Guedes investiu tempo e paciência em Bolsonaro. Ele foi um doutrinador do então rude deputado. Foi graças à doutrinação do ministro que, na hora que vários fatores se alinharam durante a campanha e lançaram Bolsonaro para o andar de cima das pesquisas eleitorais, o candidato tinha as palavras certas para encantar o empresário nacional e o mercado financeiro, que rezam pela cartilha do neoliberalismo. Dali para frente inverteu-se a ordem das coisas. Geralmente, o presidente é o fiador do ministro. No caso, o ministro é o fiador do presidente.
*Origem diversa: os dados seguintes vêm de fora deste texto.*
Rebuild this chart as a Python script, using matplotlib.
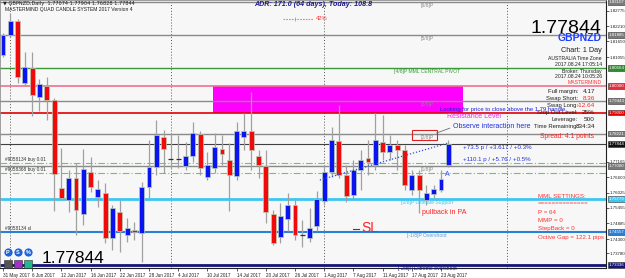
import matplotlib
matplotlib.use('Agg')
import matplotlib.pyplot as plt
from matplotlib.patches import Rectangle
from matplotlib.transforms import blended_transform_factory

plt.rcParams['font.family'] = ['Liberation Sans', 'DejaVu Sans']

# GBPNZD daily bars, 31 May 2017 .. 24 Aug 2017
date_labels = ['31 May 2017', '6 Jun 2017', '12 Jun 2017', '16 Jun 2017', '22 Jun 2017',
               '28 Jun 2017', '4 Jul 2017', '10 Jul 2017', '14 Jul 2017', '20 Jul 2017',
               '26 Jul 2017', '1 Aug 2017', '7 Aug 2017', '11 Aug 2017', '17 Aug 2017',
               '23 Aug 2017']
label_bars = [0, 4, 8, 12, 16, 20, 24, 28, 32, 36, 40, 44, 48, 52, 56, 60]
month_starts = [1, 23, 44, 69]

opens = [1.81138, 1.81881, 1.82401, 1.80098, 1.80655, 1.79577, 1.79986, 1.79466, 1.76197, 1.75751,
         1.76568, 1.75231, 1.76791, 1.75862, 1.76011, 1.74339, 1.75305, 1.74451, 1.74636, 1.74525,
         1.76234, 1.76977, 1.78091, 1.77274, 1.77274, 1.77014, 1.77386, 1.78203, 1.76605, 1.76940,
         1.77646, 1.77237, 1.76643, 1.78091, 1.78314, 1.77386, 1.77014, 1.75231, 1.74376, 1.75045,
         1.75565, 1.74451, 1.74339, 1.74785, 1.75714, 1.76791, 1.77943, 1.76680, 1.75937, 1.76865,
         1.77311, 1.77051, 1.77906, 1.77534, 1.77794, 1.77608, 1.76122, 1.76680, 1.75751, 1.75974,
         1.76122, 1.77051]
highs = [1.81955, 1.82698, 1.82475, 1.81249, 1.81249, 1.80246, 1.80320, 1.79540, 1.77683, 1.76865,
         1.77126, 1.77646, 1.77348, 1.76494, 1.76383, 1.75565, 1.75751, 1.75082, 1.74934, 1.76420,
         1.77980, 1.78723, 1.78351, 1.78240, 1.78166, 1.77906, 1.78649, 1.78314, 1.77534, 1.78240,
         1.78166, 1.77869, 1.78649, 1.78983, 1.79763, 1.77608, 1.77608, 1.75379, 1.75640, 1.76011,
         1.75825, 1.75008, 1.75454, 1.76085, 1.77051, 1.78463, 1.79280, 1.77051, 1.77237, 1.77608,
         1.77980, 1.78983, 1.78909, 1.78166, 1.77980, 1.77794, 1.76865, 1.76865, 1.76308, 1.76308,
         1.76865, 1.77980]
lows = [1.81063, 1.81806, 1.80098, 1.79986, 1.78872, 1.79057, 1.78723, 1.75342, 1.75751, 1.75305,
        1.74451, 1.74822, 1.76048, 1.75491, 1.74154, 1.73893, 1.73819, 1.74191, 1.74265, 1.73448,
        1.75825, 1.76680, 1.76754, 1.76940, 1.76940, 1.76865, 1.77163, 1.76680, 1.76494, 1.76754,
        1.77051, 1.75342, 1.76494, 1.77608, 1.76865, 1.76568, 1.74897, 1.74079, 1.74154, 1.74599,
        1.74265, 1.74005, 1.74191, 1.74599, 1.75565, 1.76605, 1.76568, 1.75677, 1.75751, 1.76122,
        1.76680, 1.76865, 1.77237, 1.77237, 1.76865, 1.76122, 1.75937, 1.75268, 1.75565, 1.75825,
        1.76048, 1.76977]
closes = [1.81881, 1.82401, 1.80320, 1.80692, 1.79652, 1.80060, 1.79466, 1.76717, 1.75825, 1.76568,
          1.75379, 1.76903, 1.76234, 1.76160, 1.74339, 1.75454, 1.74599, 1.74711, 1.74562, 1.76234,
          1.76977, 1.78166, 1.77646, 1.77255, 1.77255, 1.77386, 1.78240, 1.76940, 1.77051, 1.77720,
          1.77460, 1.76680, 1.78314, 1.78314, 1.77608, 1.77051, 1.75305, 1.74154, 1.75157, 1.75565,
          1.74451, 1.74432, 1.74711, 1.75788, 1.76791, 1.77980, 1.76680, 1.75900, 1.76865, 1.77237,
          1.77163, 1.77980, 1.77534, 1.77794, 1.77608, 1.76308, 1.76680, 1.76122, 1.76011, 1.76160,
          1.76531, 1.77844]

# Murrey math levels
mml_levels = [1.83107, 1.81885, 1.80664, 1.79443, 1.78221, 1.77000, 1.75779, 1.74557, 1.73336]
mml_names = ['[6/8]P', '[5/8]P', '[4/8]P MML CENTRAL PIVOT', '[3/8]P', '[2/8]P', '[1/8]P',
             '[0/8]P Ultimate Support', '[-1/8]P Overshoot', '[-2/8]P Extreme overshoot']
mml_colors = ['#8a8a8a', '#8a8a8a', '#3a9a3a', '#8a8a8a', '#8a8a8a', '#8a8a8a',
              '#3ec6f2', '#2a7fd8', '#14147a']
mml_text_colors = ['#8a8a8a', '#8a8a8a', '#3a9a3a', '#8a8a8a', '#8a8a8a', '#8a8a8a',
                   '#3ec6f2', '#5a9ee0', '#14147a']
mml_widths = [1, 1, 1, 1, 1, 1, 2, 1.5, 2]
mml_box_colors = ['#7a7a7a', '#7a7a7a', '#2e8b2e', '#7a7a7a', '#7a7a7a', '#7a7a7a',
                  '#3ec6f2', '#2a7fd8', '#14147a']

last_price = 1.77844
mastermind_level = 1.80000
resistance_level = 1.79000
zone_bars = [28.7, 63.0]
buy_orders = [1.77126, 1.76754]
order_names = ['#9058134 buy 0.01', '#9058368 buy 0.01']
sl_level = 1.74557
trend_bars = [43.4, 61.0]
trend_prices = [1.76494, 1.77869]
price_ticks = [1.82775, 1.82210, 1.81650, 1.81055, 1.80525, 1.79980, 1.79440, 1.78880, 1.78320,
               1.77760, 1.77165, 1.76600, 1.76025, 1.75455, 1.74885, 1.74300, 1.73780, 1.73200]

W, H = 625, 278


def fx(px):
    return px / W


def fy(py):
    return 1 - py / H


fig = plt.figure(figsize=(W / 100, H / 100), dpi=100)
fig.patch.set_facecolor('white')
ax = fig.add_axes([0, 10 / H, 606 / W, 268 / H])
ax.set_facecolor('#f7f7f7')
ax.set_xlim(-0.41, 82.6)
ax.set_ylim(1.73225, 1.83181)

# month separators
for m in month_starts:
    ax.axvline(m, color='#555555', lw=0.7, ls=(0, (1, 2)), zorder=1)

# zone between 1.79 and 1.80
ax.add_patch(Rectangle((zone_bars[0], resistance_level), zone_bars[1] - zone_bars[0],
                       mastermind_level - resistance_level, facecolor='#ff00ff',
                       edgecolor='none', zorder=1))

# MML lines
for lvl, c, lw in zip(mml_levels, mml_colors, mml_widths):
    ax.axhline(lvl, color=c, lw=lw, zorder=2)
ax.axhline(mastermind_level, color='#f07090', lw=1.2, zorder=2)
ax.axhline(resistance_level, color='#e00000', lw=1.2, zorder=2)
ax.axhline(last_price, color='#404040', lw=0.8, zorder=2)
for o in buy_orders:
    ax.axhline(o, color='#6cc46c', lw=0.8, ls=(0, (6, 2, 1, 2)), zorder=2)

# candles
for i in range(len(opens)):
    o, h, l, c = opens[i], highs[i], lows[i], closes[i]
    ax.vlines(i, l, h, color='#a0a0a0', lw=0.9, zorder=3)
    if abs(c - o) < 0.0002:
        ax.hlines(o, i - 0.35, i + 0.35, color='#303030', lw=0.9, zorder=4)
        continue
    col = '#0a14f0' if c > o else '#f00a0a'
    ax.bar(i, abs(c - o), bottom=min(o, c), width=0.68, color=col,
           edgecolor='#b8ccb8', lw=0.5, zorder=4)

# trend line + marker
ax.plot(trend_bars, trend_prices, color='#3050e0', lw=0.9, ls=(0, (1, 1.5)), zorder=5)
ax.text(60.8, 1.7668, 'A', color='#3050e0', fontsize=5, ha='center', va='center', zorder=6)

# level labels
for lvl, name, tc in zip(mml_levels, mml_names, mml_text_colors):
    ax.text(58.1, lvl - 0.0004, name, color=tc, fontsize=3.6, ha='center', va='top', zorder=6)

# order labels
ax.text(0.3, buy_orders[0] + 0.0003, order_names[0], fontsize=3.4, color='#303030', va='bottom')
ax.text(0.3, buy_orders[1] + 0.0003, order_names[1], fontsize=3.4, color='#303030', va='bottom')
ax.text(0.3, sl_level + 0.0003, '#9058134 sl', fontsize=3.4, color='#303030', va='bottom')

# observe box
ax.add_patch(Rectangle((56.0, 1.77980), 3.4, 0.00371, facecolor='none',
                       edgecolor='#e02020', lw=0.8, zorder=6))
ax.plot([59.4, 61.2], [1.78240, 1.78420], color='#707070', lw=0.6, zorder=6)

# price boxes on the axis
box_levels = mml_levels + [mastermind_level, resistance_level, last_price]
box_colors = mml_box_colors + ['#e03040', '#e00000', '#101010']
shown_ticks = [t for t in price_ticks if min(abs(t - b) for b in box_levels) > 0.0016]

# axes styling
ax.set_xticks(label_bars)
ax.set_xticklabels(date_labels, fontsize=3.3, ha='left')
ax.yaxis.tick_right()
ax.set_yticks(shown_ticks)
ax.set_yticklabels(['%.5f' % t for t in shown_ticks], fontsize=3.2)
ax.tick_params(axis='both', length=2, width=0.5, pad=0.8, colors='#202020')
ax.tick_params(axis='x', pad=1.5)
for s in ['left', 'top']:
    ax.spines[s].set_color('#909090')
    ax.spines[s].set_linewidth(0.6)
for s in ['right', 'bottom']:
    ax.spines[s].set_color('#202020')
    ax.spines[s].set_linewidth(0.8)

tr = blended_transform_factory(ax.transAxes, ax.transData)
for lvl, bc in zip(box_levels, box_colors):
    ax.text(1.004, lvl, '%.5f' % lvl, transform=tr, fontsize=3.2, color='white',
            ha='left', va='center', zorder=10, clip_on=False,
            bbox=dict(boxstyle='square,pad=0.2', fc=bc, ec='#303030', lw=0.4))

# header texts
fig.text(fx(3), fy(4), '\u25bc GBPNZD,Daily  1.77074 1.77904 1.76828 1.77844',
         fontsize=3.6, color='#202020', va='center', family=['DejaVu Sans'])
fig.text(fx(5), fy(10), 'MASTERMIND QUAD CANDLE SYSTEM 2017 Version 4', fontsize=3.6,
         color='#202020', va='center')
fig.text(fx(254), fy(5), 'ADR: 171.0 (64 days), Today: 108.8', fontsize=5.1,
         color='#1a1a90', fontweight='bold', fontstyle='italic', va='center')
ax.plot([38.4, 42.5], [1.8247, 1.8247], color='#f08080', lw=0.8, ls=(0, (1.5, 1)), zorder=5)
ax.vlines(40.0, 1.8240, 1.8255, color='#f08080', lw=0.6, zorder=5)
fig.text(fx(316), fy(19), '42%', fontsize=4.2, color='#ff3030', va='center')

# right info panel
fig.text(fx(601), fy(33), '1.77844', fontsize=14, color='black', ha='right', va='baseline')
fig.text(fx(602), fy(38), 'GBPNZD', fontsize=7.5, color='#1f3fff', fontweight='bold',
         ha='right', va='center')
fig.text(fx(602), fy(51), 'Chart: 1 Day', fontsize=5.2, color='#202020', ha='right', va='center')
panel_lines = ['AUSTRALIA Time Zone', '2017.08.24 17:05:14', 'Broker: Thursday',
               '2017.08.24 10:05:26']
for k, t in enumerate(panel_lines):
    fig.text(fx(602), fy(58.5 + k * 5.5 + (1.5 if k > 1 else 0)), t, fontsize=3.7,
             color='#202020', ha='right', va='center')
fig.text(fx(602), fy(82.5), 'MASTERMIND', fontsize=3.7, color='#ff3030', ha='right', va='center')

acc_labels = ['Full margin:', 'Swap Short:', 'Swap Long:', 'Stop Out Level:', 'Leverage:',
              'Time Remaining:']
acc_values = ['4.17', '8.36', '-12.64', '25%', '500', '834:34']
acc_colors = ['#202020', '#ff2020', '#ff2020', '#202020', '#202020', '#202020']
for k in range(len(acc_labels)):
    yy = fy(92 + k * 6.9)
    fig.text(fx(578), yy, acc_labels[k], fontsize=4.2, color='#202020', ha='right', va='center')
    fig.text(fx(595), yy, acc_values[k], fontsize=4.6, color=acc_colors[k], ha='right',
             va='center')
fig.text(fx(594), fy(137), 'Spread: 4.1 points', fontsize=4.8, color='#ff2020', ha='right',
         va='center')

# notes
fig.text(fx(440), fy(109), 'Looking for price to close above the 1.79 handle.', fontsize=4.2,
         color='#2020e0', va='center')
fig.text(fx(447), fy(116.5), 'Resistance Level', fontsize=5, color='#ff20ff', va='center')
fig.text(fx(453), fy(126.5), 'Observe interaction here', fontsize=5, color='#2030e0',
         va='center')
fig.text(fx(463), fy(147), '+73.5 p / +3.617 / +0.3%', fontsize=4.4, color='#2030e0',
         va='center')
fig.text(fx(463), fy(159.5), '+110.1 p / +5.76 / +0.5%', fontsize=4.4, color='#2030e0',
         va='center')
fig.text(fx(422), fy(212), 'pullback in PA', fontsize=5, color='#ff2020', va='center')
fig.text(fx(361), fy(228), 'SL', fontsize=10, color='#ff2020', va='center')
ax.plot([47.9, 48.8], [1.7469, 1.7469], color='#2a3fa0', lw=0.8, zorder=5)

mml_settings = ['MML SETTINGS:', '==============', 'P = 64', 'MMP = 0', 'StepBack = 0',
                'Octive Gap = 122.1 pips']
for k, t in enumerate(mml_settings):
    fig.text(fx(538), fy(196 + k * 8.2), t, fontsize=4.4, color='#ff3030', va='center')

# bottom left widgets
fig.text(fx(42), fy(263), '1.77844', fontsize=12.5, color='black', va='baseline')
for k, sym in enumerate(['P', 'S', '%']):
    fig.lines.append(plt.Line2D([fx(8 + 10 * k)], [fy(252)], marker='o', ms=6.5,
                                color='#1e64d8', mec='white', mew=0.5,
                                transform=fig.transFigure))
    fig.text(fx(8 + 10 * k), fy(252), sym, fontsize=4, color='white', fontweight='bold',
             ha='center', va='center')
for k, c in enumerate(['#555555', '#a030c8', '#20b890']):
    fig.lines.append(plt.Line2D([fx(8 + 10 * k)], [fy(263.5)], marker='s', ms=5.5, color=c,
                                mec='#303030', mew=0.4, transform=fig.transFigure))

fig.savefig('out.png', dpi=100)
Hoje fica claro que Guedes na época cometeu um erro de avaliação referente às reais intenções das Forças Armadas e das polícias militares do Brasil que se acotovelaram ao redor do então candidato Bolsonaro. Isso ficou evidente durante uma discussão que ele teve em uma das comissões da Câmara dos Deputados, quando foi falar sobre nova Previdência Social.
No meio do bate-boca com os deputados, o ministro os advertiu, de uma maneira sutil, que não deviam contrariar os militares. Bolsonaro é capitão da reserva do Exército e um dos pilares da sua carreira política é a família militar. Durante todo o primeiro ano de governo foi crescendo nas redações a ideia de que as Forças Armadas, que tinham governado o país durante a ditadura militar (1964 a 1985), tinham voltado ao poder pelo voto. Agora no início do ano, com a instalação da emergência sanitária no país pela Covid-19, veio junto uma crise política – há uma abundância de matérias na internet.
O auge da crise foi em junho, quando o presidente ensaiou usar tropas militares para fazer valer a sua autoridade. A sociedade civil reagiu e os ministros do Supremo Tribunal Federal (STF) definiram qual é o papel constitucional das Forças Armadas. Ou seja: os já quase 6 mil militares da ativa e reserva que fazem parte do governo Bolsonaro estão lá representando os seus próprios interesses. E quais são os interesses deles? A resposta para essa pergunta é uma palavra só: emprego.
Sem meias palavras, hoje os militares ao redor do presidente defendem a presença forte do estado na economia. Mais ainda: no mesmo rumo vão os deputados do Centrão que fizeram aliança política com Bolsonaro. No velho estilo toma lá, dá cá. Guedes não é hostil com os militares e muito menos com os deputados. Mas não deixa de mostrar o seu descontentamento com a situação. Como no caso do pedido de demissão de Salim Mattar, secretário de Desestatização, Desinvestimento e Mercado do Ministério da Economia. O ministro lamentou a saída do secretário e a atribuiu à morosidade do processo de venda das estatais. Aqui um parêntesis. Li várias entrevistas de Mattar. A ideia que fiquei é que ele parecia um marciano aterrissando em Brasília. Não entendia de nada. E queria impor o seu modo de fazer as coisas.
O jogo entre Guedes e os militares que rodeiam o presidente só acaba quando o juiz der o apito final. O ministro tem duas ações de preço médio no mercado e uma supervalorizada. As duas médias são a sua aliança informal na defesa do neoliberalismo com os presidentes do Senado, Davi Alcolumbre, e da Câmara, Rodrigo Maia. A mais valorizada é Bolsonaro, que por sinal melhorou nas pesquisas. Mesmo assim, por prudência, continua acendendo uma vela para o diabo. No caso o diabo veste verde.